-- start of MATERIAL SUPPLIED --
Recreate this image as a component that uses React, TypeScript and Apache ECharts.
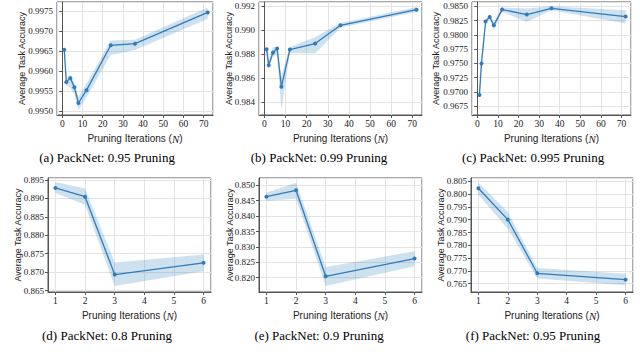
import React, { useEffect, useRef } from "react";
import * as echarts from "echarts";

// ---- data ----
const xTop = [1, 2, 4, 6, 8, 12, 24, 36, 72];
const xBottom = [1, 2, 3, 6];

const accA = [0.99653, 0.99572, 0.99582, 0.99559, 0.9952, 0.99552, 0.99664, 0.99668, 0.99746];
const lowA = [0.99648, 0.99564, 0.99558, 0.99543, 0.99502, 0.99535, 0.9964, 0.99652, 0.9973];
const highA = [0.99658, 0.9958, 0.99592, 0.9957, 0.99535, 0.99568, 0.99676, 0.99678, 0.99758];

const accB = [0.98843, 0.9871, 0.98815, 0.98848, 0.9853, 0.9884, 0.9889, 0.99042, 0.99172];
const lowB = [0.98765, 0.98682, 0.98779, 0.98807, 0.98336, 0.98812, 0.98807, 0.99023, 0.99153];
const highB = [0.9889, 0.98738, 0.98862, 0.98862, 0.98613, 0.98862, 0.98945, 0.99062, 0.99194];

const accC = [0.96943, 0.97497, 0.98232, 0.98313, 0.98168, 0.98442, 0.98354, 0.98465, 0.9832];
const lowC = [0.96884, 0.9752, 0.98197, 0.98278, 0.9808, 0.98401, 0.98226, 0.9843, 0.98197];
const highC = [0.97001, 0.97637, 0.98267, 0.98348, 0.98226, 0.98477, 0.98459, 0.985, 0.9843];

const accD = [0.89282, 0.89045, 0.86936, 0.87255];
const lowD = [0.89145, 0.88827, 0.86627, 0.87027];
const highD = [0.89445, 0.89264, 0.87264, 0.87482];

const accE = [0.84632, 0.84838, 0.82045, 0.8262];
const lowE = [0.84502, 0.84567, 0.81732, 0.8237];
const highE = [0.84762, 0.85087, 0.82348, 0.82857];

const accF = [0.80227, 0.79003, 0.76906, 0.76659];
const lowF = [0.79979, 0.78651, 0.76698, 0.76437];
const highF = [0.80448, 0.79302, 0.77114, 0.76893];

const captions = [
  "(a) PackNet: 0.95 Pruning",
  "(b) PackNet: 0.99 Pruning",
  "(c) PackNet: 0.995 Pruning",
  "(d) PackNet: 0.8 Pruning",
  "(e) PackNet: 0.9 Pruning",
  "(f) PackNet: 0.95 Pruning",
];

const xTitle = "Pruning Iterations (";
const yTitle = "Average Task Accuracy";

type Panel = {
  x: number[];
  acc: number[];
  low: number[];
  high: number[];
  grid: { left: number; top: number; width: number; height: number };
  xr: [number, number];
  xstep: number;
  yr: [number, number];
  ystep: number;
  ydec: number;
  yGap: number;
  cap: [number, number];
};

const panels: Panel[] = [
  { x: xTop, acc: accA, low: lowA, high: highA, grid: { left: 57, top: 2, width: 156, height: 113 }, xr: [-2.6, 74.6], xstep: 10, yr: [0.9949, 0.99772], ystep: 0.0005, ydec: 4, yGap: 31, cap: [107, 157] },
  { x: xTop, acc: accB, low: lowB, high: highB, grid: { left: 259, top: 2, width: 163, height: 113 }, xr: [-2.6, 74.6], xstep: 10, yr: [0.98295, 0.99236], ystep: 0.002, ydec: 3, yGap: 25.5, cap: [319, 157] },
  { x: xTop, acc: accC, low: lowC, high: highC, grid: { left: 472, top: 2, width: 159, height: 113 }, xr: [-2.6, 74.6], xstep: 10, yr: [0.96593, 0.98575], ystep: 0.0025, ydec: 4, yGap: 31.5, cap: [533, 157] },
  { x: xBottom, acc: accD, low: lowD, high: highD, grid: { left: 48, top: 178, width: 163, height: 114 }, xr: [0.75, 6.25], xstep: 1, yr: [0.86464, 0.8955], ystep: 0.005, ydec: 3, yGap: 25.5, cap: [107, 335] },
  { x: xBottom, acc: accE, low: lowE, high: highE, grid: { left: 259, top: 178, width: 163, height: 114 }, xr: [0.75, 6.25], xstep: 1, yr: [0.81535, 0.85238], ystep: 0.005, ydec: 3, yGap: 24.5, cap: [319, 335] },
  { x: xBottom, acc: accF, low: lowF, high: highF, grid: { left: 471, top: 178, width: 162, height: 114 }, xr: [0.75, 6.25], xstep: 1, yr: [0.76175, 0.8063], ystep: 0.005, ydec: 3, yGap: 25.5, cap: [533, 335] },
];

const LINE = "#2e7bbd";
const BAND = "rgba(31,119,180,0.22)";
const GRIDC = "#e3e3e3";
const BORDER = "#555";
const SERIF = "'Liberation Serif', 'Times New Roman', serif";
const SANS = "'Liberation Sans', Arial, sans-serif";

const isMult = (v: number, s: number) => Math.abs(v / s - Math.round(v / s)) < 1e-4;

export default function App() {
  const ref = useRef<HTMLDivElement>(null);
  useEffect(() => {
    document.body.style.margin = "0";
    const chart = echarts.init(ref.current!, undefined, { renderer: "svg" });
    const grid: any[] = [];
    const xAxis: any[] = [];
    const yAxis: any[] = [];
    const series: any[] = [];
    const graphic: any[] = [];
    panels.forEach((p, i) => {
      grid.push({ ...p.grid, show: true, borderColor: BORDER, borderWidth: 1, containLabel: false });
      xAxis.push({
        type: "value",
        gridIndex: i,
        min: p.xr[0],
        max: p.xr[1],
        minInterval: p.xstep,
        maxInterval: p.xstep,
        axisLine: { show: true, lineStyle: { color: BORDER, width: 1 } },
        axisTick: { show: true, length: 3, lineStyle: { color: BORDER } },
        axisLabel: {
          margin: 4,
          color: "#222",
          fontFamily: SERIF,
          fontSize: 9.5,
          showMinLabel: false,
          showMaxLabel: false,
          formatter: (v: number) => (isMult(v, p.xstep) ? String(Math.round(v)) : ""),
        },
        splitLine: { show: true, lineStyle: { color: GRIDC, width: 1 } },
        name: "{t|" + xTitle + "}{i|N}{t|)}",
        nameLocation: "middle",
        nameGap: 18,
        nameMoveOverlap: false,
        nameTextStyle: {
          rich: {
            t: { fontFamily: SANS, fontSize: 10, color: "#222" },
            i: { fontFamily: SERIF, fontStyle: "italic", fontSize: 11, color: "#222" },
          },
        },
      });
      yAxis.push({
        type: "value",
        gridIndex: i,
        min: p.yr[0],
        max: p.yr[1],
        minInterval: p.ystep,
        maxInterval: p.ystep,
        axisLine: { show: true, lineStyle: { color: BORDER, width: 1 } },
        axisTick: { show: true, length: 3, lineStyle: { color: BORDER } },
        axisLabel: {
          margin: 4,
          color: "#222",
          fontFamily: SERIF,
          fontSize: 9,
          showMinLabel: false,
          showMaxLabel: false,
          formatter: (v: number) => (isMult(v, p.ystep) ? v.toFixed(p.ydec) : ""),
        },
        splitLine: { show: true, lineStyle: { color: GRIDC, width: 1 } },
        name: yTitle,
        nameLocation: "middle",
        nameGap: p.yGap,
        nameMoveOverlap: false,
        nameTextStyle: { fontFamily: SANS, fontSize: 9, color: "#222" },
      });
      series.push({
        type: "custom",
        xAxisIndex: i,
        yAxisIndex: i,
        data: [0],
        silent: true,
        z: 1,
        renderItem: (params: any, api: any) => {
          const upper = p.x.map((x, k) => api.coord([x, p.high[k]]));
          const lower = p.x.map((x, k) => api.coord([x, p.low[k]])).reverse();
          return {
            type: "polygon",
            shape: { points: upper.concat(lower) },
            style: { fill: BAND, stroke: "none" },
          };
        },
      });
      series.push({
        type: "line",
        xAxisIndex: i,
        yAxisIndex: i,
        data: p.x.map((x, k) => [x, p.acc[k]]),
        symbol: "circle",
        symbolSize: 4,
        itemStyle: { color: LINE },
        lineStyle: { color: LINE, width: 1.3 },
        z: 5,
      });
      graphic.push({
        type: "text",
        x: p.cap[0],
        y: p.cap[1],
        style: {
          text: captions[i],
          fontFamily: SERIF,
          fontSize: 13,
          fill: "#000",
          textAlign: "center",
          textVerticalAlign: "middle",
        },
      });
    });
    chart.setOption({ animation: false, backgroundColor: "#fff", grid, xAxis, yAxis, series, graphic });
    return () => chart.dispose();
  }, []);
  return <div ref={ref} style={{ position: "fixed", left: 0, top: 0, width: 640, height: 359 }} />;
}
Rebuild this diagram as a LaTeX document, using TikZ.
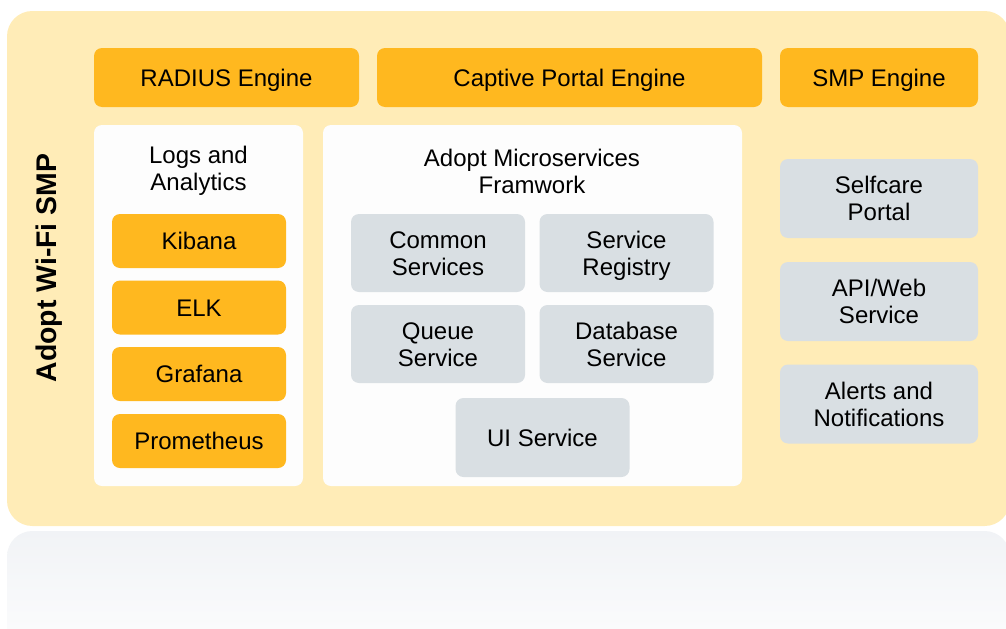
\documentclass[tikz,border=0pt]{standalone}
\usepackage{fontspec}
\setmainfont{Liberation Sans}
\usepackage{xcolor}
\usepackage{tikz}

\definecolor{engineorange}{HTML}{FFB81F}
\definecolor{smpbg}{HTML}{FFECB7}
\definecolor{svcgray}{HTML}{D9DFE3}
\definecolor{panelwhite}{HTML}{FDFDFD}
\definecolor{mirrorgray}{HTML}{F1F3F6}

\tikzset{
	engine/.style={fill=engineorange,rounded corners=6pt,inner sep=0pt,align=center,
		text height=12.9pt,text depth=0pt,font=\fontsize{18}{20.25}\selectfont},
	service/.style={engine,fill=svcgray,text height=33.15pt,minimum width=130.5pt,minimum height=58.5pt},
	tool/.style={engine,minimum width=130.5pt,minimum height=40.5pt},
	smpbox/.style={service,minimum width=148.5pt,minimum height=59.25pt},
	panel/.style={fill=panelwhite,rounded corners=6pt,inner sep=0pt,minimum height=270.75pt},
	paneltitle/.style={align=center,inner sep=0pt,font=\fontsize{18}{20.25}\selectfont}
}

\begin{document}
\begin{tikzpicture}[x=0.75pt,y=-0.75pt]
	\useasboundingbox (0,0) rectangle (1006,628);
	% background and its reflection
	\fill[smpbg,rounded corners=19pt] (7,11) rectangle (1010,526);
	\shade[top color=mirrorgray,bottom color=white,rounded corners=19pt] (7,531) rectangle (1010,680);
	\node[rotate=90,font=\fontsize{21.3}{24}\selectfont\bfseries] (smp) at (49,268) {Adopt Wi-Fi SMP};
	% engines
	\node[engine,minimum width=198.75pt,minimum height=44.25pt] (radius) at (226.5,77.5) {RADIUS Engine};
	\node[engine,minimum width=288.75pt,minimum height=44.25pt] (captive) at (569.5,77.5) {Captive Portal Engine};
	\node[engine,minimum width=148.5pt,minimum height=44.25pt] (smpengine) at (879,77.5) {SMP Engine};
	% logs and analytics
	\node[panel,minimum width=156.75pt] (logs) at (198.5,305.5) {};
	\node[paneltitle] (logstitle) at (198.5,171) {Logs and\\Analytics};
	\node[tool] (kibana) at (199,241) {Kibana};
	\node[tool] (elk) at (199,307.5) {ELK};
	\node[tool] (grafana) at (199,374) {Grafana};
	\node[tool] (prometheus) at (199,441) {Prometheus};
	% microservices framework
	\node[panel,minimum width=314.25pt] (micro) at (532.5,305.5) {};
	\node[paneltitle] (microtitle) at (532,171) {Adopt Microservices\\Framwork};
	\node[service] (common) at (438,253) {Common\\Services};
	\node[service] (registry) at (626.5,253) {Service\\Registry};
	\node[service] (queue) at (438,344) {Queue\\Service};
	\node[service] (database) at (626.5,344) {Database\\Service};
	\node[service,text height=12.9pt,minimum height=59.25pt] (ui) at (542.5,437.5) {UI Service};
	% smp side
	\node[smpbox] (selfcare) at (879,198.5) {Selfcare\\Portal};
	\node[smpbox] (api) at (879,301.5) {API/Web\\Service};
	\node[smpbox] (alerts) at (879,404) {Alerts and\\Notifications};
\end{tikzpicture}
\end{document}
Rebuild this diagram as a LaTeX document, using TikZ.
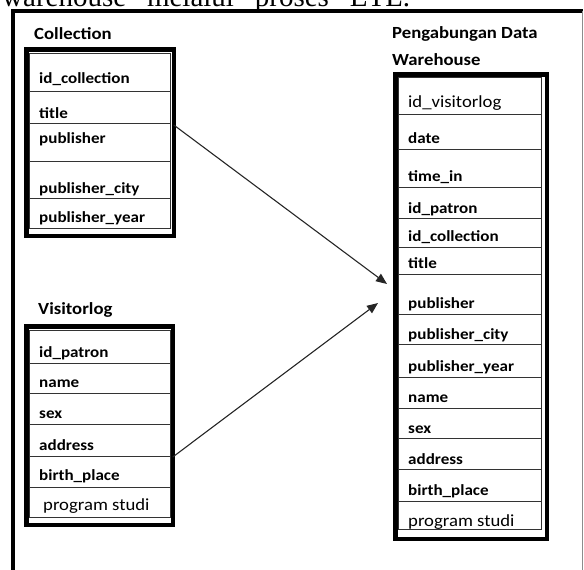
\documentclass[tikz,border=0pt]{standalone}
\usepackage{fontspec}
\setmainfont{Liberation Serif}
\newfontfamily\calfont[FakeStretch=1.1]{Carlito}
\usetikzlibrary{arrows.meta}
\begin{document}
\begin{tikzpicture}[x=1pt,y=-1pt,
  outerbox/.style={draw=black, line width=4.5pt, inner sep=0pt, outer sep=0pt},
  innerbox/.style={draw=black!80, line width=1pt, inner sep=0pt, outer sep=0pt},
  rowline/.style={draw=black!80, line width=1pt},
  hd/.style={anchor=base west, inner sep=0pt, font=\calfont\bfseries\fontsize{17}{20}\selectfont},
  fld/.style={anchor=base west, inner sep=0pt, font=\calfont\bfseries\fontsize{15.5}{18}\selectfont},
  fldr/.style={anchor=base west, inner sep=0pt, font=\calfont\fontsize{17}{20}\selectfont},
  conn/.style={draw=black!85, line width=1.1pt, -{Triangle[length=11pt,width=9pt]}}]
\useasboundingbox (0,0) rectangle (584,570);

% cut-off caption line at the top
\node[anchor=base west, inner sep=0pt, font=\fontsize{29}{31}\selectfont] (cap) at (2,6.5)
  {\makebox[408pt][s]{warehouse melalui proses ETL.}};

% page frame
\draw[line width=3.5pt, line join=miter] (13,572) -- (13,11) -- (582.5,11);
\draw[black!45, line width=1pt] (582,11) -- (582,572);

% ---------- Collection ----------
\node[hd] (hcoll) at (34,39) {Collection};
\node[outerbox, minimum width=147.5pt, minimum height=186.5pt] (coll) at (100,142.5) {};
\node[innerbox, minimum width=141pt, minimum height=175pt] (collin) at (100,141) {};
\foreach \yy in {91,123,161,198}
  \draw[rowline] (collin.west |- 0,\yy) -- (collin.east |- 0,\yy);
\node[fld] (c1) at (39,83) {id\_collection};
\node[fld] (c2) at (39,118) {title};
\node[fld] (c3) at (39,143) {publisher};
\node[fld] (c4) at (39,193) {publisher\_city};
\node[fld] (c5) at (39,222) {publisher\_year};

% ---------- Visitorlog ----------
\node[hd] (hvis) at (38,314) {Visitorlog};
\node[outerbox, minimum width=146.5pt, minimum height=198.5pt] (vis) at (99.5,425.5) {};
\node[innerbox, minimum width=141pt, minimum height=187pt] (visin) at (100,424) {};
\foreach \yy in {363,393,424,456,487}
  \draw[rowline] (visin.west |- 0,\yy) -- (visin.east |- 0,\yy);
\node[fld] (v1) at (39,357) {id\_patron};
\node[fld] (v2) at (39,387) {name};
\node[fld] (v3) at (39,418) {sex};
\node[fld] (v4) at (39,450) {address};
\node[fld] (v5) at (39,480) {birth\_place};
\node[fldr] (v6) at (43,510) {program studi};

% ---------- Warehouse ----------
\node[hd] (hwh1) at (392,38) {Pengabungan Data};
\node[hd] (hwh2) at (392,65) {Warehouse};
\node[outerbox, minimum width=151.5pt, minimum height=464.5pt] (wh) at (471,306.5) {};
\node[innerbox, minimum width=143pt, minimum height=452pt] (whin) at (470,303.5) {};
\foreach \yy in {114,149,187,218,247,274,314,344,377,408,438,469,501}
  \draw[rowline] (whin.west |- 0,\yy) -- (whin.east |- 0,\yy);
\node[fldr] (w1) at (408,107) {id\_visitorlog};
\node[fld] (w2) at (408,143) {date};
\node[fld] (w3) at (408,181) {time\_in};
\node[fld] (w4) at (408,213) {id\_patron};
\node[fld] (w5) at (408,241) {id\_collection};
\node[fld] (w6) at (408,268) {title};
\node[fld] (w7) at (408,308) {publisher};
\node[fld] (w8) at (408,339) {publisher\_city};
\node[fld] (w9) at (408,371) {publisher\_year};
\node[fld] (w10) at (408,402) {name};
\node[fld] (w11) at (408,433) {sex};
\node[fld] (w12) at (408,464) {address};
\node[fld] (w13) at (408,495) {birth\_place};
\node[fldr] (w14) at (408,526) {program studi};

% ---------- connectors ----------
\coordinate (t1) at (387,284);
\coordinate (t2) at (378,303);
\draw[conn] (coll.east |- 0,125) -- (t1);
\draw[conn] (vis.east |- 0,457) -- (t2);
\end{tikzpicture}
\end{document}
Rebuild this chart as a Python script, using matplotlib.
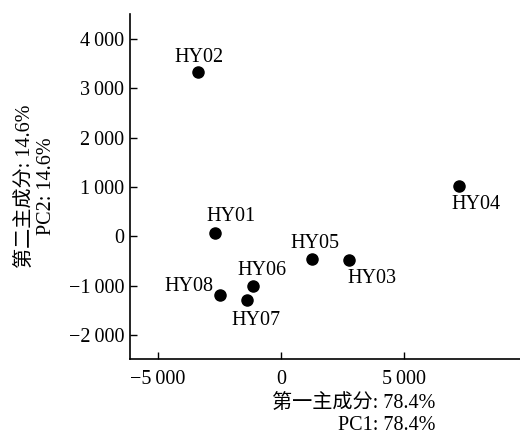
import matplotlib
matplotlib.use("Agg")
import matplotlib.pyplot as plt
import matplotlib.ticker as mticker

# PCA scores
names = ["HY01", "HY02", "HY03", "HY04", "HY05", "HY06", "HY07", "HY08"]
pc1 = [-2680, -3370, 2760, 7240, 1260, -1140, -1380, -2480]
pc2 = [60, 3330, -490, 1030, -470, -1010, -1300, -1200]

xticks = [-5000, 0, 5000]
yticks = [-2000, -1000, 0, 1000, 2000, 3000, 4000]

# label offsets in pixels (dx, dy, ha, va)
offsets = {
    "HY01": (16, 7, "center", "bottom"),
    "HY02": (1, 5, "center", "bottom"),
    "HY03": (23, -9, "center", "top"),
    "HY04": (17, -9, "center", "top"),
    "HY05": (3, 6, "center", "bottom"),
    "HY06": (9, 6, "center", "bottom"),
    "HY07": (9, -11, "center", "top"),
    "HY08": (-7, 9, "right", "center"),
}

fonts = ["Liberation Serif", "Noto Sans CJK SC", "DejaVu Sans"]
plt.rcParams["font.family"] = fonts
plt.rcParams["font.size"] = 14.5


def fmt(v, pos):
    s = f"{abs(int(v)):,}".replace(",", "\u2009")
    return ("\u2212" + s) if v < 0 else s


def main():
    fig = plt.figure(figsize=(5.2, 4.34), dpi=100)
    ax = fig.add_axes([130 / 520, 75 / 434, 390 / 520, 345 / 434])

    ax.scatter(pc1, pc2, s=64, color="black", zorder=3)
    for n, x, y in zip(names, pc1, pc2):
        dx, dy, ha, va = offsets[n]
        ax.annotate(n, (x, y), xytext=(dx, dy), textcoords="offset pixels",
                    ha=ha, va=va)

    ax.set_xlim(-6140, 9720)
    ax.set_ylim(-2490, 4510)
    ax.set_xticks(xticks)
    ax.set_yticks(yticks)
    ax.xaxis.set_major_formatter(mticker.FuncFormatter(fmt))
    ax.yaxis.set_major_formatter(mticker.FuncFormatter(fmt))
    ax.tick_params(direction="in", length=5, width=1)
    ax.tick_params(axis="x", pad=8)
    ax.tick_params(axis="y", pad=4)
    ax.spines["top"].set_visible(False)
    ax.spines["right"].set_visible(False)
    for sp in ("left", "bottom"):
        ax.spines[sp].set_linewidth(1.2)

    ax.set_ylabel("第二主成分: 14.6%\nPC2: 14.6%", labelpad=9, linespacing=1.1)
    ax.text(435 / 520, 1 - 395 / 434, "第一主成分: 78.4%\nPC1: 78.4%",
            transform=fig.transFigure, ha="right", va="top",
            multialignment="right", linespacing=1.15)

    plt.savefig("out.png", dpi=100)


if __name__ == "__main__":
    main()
-- end of MATERIAL SUPPLIED --
Set the lines above down again, word for word, from the first through the one containing "0.98945, 0.99062, 0.99194];"; pictures excluded.

▶ _SOLUTION FOR THIS PROBLEM_:
Recreate this image as a component that uses React, TypeScript and Apache ECharts.
import React, { useEffect, useRef } from "react";
import * as echarts from "echarts";

// ---- data ----
const xTop = [1, 2, 4, 6, 8, 12, 24, 36, 72];
const xBottom = [1, 2, 3, 6];

const accA = [0.99653, 0.99572, 0.99582, 0.99559, 0.9952, 0.99552, 0.99664, 0.99668, 0.99746];
const lowA = [0.99648, 0.99564, 0.99558, 0.99543, 0.99502, 0.99535, 0.9964, 0.99652, 0.9973];
const highA = [0.99658, 0.9958, 0.99592, 0.9957, 0.99535, 0.99568, 0.99676, 0.99678, 0.99758];

const accB = [0.98843, 0.9871, 0.98815, 0.98848, 0.9853, 0.9884, 0.9889, 0.99042, 0.99172];
const lowB = [0.98765, 0.98682, 0.98779, 0.98807, 0.98336, 0.98812, 0.98807, 0.99023, 0.99153];
const highB = [0.9889, 0.98738, 0.98862, 0.98862, 0.98613, 0.98862, 0.98945, 0.99062, 0.99194];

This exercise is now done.